I also gave birth at home, with assistance from two fantastic Albany midwives.
I had known them both from the very first appointment and they emphasised that they would be with me on the day, whether that was at home or hospital.
Their emphasis was on the mother's choices during pregnancy, labour and childbirth. They empower women to give birth in the way that they want. Although I had a successful home birth, my placenta was retained. Both MWs stayed with me while I was transferred to hospital and operated on to remove it, even though it was 4am and they had done their job of delivering the baby. For this support, I will always be eternally grateful.
There is some political background to this move - in my opinion.
There is pressure for the government to provide better midwifery care which concentrates on increased support for women by seeing the same midwives continuously throughout pregnancy, and by improving the provision for homebirth choice.
These things are, of course, more expensive at the outset than the factory farming style of ante-natal care that PCTs prefer. (although ultimately the considerably lower intervention/surgical rate means that money is saved, I believe that this never goes back into the pockets of the midwifery budget, so one to one care is simply seen as an expensive luxury by those controlling ante-natal budgets)
It has been suggested that the Albany was set up as an experiment that was doomed to fail. Why else would you choose to put this practice in one of the poorest boroughs in England with extremely high levels of poverty, poor educational attainment levels, and a huge population for whom English was not a first language? If it did fail, the government could say "well, you're better off in hospital, this one-to-one midwifery thing isn't working".

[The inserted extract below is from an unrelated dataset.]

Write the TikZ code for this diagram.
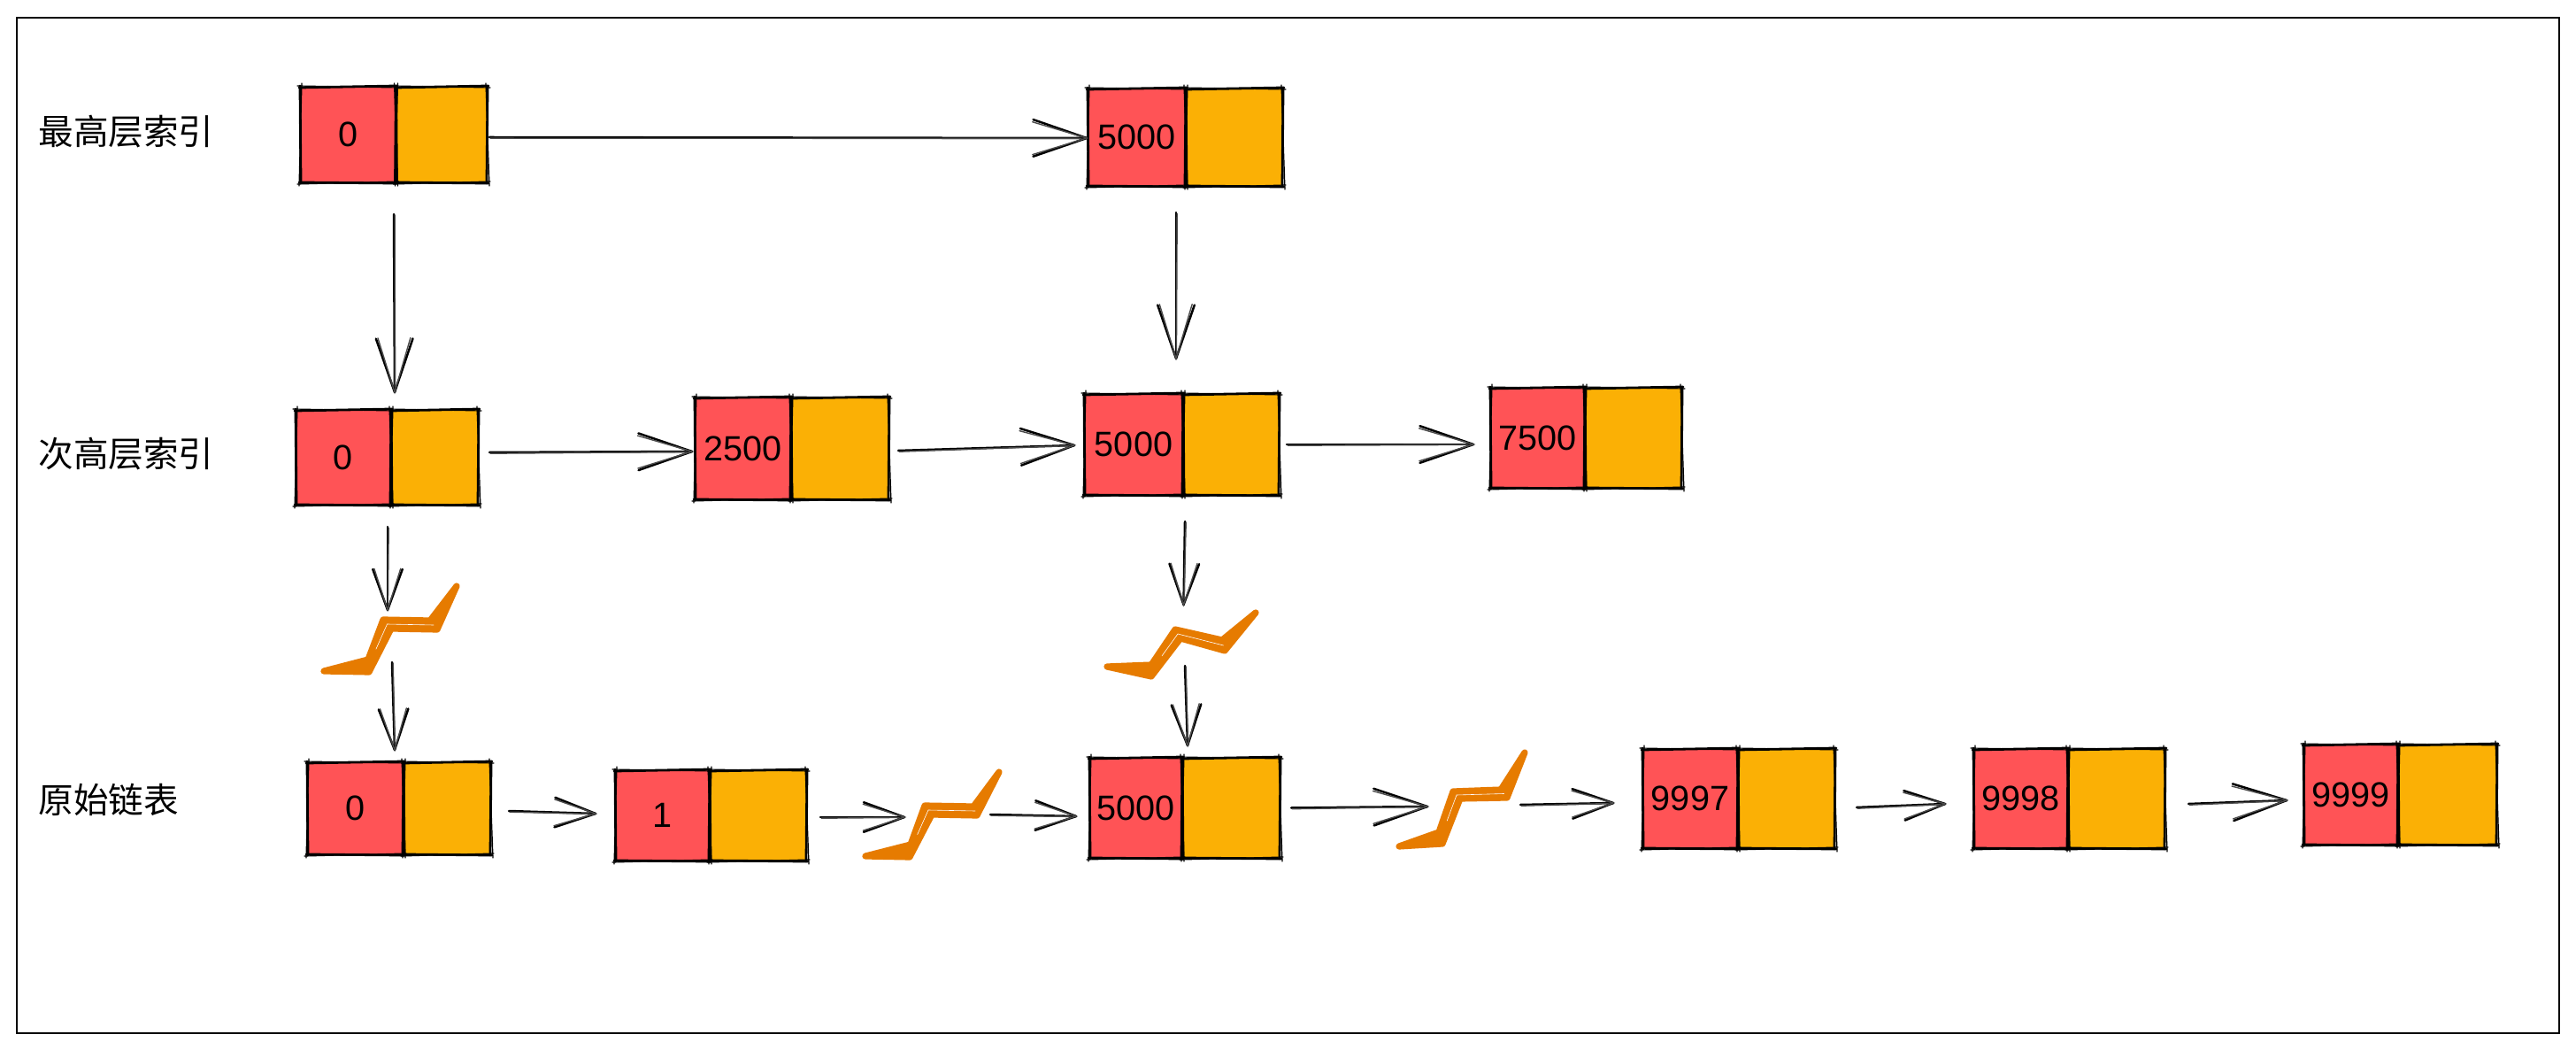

Except it did work. Incredibly well. he satsifaction factor from the new mothers is inestimable - as seen in the Guardian video. They had high rates of home birth, much higher than average rates of breastfeeding, and extremely low rates of intervention. T
[quote] The Albany has been thoroughly evaluated twice, has a far lower Caesarean section rate than King?s College Hospital (14.4% compared with 24.1%) and a far lower perinatal mortality rate (4.9/1000 compared with 11.4/1000) for Southwark Borough as a whole.[/quote]
It seems that there have been two cases in which births at King's resulted in problems, and because the midwives are essentially independent (and therefore not bound to work to King's protocols) they have closed them down even though there is absolutely no evidence that it was the protocol differences that were the cause of any of the problems.
The Albany emphasise the woman's right to choose. They are all extremely bright and highly educated midwives who explain the choices clearly. There is a very telling quote at the end of the Guardian article which reads
[quote] Professor Alison Macfarlane, a healthcare statistician at City University, has written a critique of the way the cases used for the report were selected. The Albany midwives said they would not discuss the report, because it was confidential, but drew attention to a remark of the authors, who said: "The study methodology employed does not lend itself to a meaningful statistical analysis."[/quote]
If this is the case, then it looks like the Albany have been scapegoated to a higher political cause, which is taking away a woman's right to choose her form of childbirth care, and that means we all lose.
I will be supporting the campaign to save the albany.